• Exercise brief: Return the material exactly, first line through the line containing "var chart = echarts.init(document.getElementById('chart'));", and nothing more. Pictures stay out.

• Collected material:
━━━━━━━━━━━━━━━━━━━━━━━━━━━━━━
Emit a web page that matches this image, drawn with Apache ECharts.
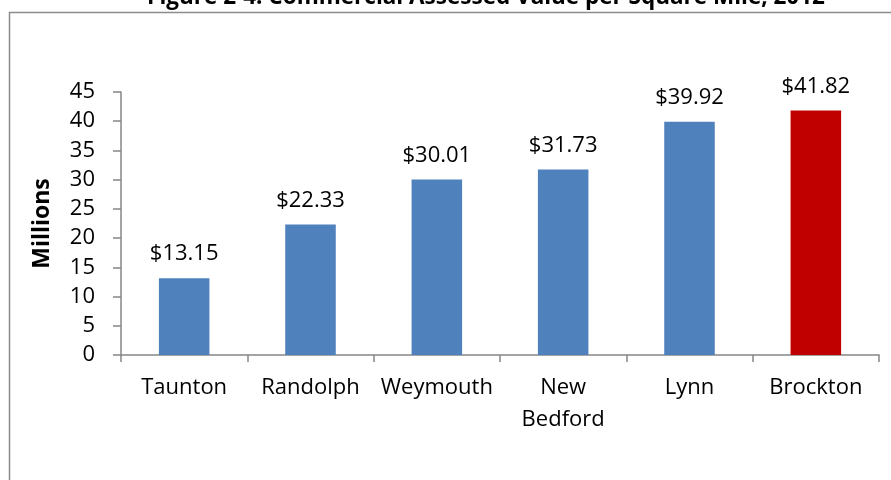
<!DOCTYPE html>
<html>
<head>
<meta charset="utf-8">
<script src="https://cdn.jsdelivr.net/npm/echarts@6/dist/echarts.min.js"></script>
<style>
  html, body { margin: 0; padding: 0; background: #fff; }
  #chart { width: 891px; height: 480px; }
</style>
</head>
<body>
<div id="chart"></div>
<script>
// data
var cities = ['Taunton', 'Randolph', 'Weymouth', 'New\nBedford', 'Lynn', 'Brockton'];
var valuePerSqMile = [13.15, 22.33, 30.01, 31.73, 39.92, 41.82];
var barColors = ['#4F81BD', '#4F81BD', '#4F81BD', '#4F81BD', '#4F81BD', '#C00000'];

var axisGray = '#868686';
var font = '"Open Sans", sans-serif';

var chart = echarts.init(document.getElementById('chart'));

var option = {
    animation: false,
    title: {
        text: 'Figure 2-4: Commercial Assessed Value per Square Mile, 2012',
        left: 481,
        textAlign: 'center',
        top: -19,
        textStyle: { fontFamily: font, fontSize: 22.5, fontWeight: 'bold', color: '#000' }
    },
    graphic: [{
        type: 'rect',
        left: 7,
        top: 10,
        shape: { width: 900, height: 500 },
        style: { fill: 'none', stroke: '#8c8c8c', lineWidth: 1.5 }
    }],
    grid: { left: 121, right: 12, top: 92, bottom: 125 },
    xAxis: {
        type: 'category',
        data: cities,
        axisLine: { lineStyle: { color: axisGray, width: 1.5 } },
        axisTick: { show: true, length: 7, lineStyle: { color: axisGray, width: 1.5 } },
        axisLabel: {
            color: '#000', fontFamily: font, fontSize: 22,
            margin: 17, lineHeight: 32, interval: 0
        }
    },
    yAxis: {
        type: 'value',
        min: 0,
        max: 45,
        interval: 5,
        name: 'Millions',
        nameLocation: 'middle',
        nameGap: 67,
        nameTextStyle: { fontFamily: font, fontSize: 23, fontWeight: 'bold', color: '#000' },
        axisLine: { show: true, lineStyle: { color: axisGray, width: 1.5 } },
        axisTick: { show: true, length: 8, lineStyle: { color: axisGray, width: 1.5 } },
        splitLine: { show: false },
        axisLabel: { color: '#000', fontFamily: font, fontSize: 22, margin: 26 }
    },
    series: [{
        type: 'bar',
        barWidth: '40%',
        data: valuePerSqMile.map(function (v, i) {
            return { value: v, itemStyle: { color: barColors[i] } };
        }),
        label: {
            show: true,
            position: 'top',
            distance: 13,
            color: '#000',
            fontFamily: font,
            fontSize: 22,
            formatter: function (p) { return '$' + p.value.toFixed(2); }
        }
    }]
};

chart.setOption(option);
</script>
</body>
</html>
━━━━━━━━━━━━━━━━━━━━━━━━━━━━━━
• Response to this task:
Emit a web page that matches this image, drawn with Apache ECharts.
<!DOCTYPE html>
<html>
<head>
<meta charset="utf-8">
<script src="https://cdn.jsdelivr.net/npm/echarts@6/dist/echarts.min.js"></script>
<style>
  html, body { margin: 0; padding: 0; background: #fff; }
  #chart { width: 891px; height: 480px; }
</style>
</head>
<body>
<div id="chart"></div>
<script>
// data
var cities = ['Taunton', 'Randolph', 'Weymouth', 'New\nBedford', 'Lynn', 'Brockton'];
var valuePerSqMile = [13.15, 22.33, 30.01, 31.73, 39.92, 41.82];
var barColors = ['#4F81BD', '#4F81BD', '#4F81BD', '#4F81BD', '#4F81BD', '#C00000'];

var axisGray = '#868686';
var font = '"Open Sans", sans-serif';

var chart = echarts.init(document.getElementById('chart'));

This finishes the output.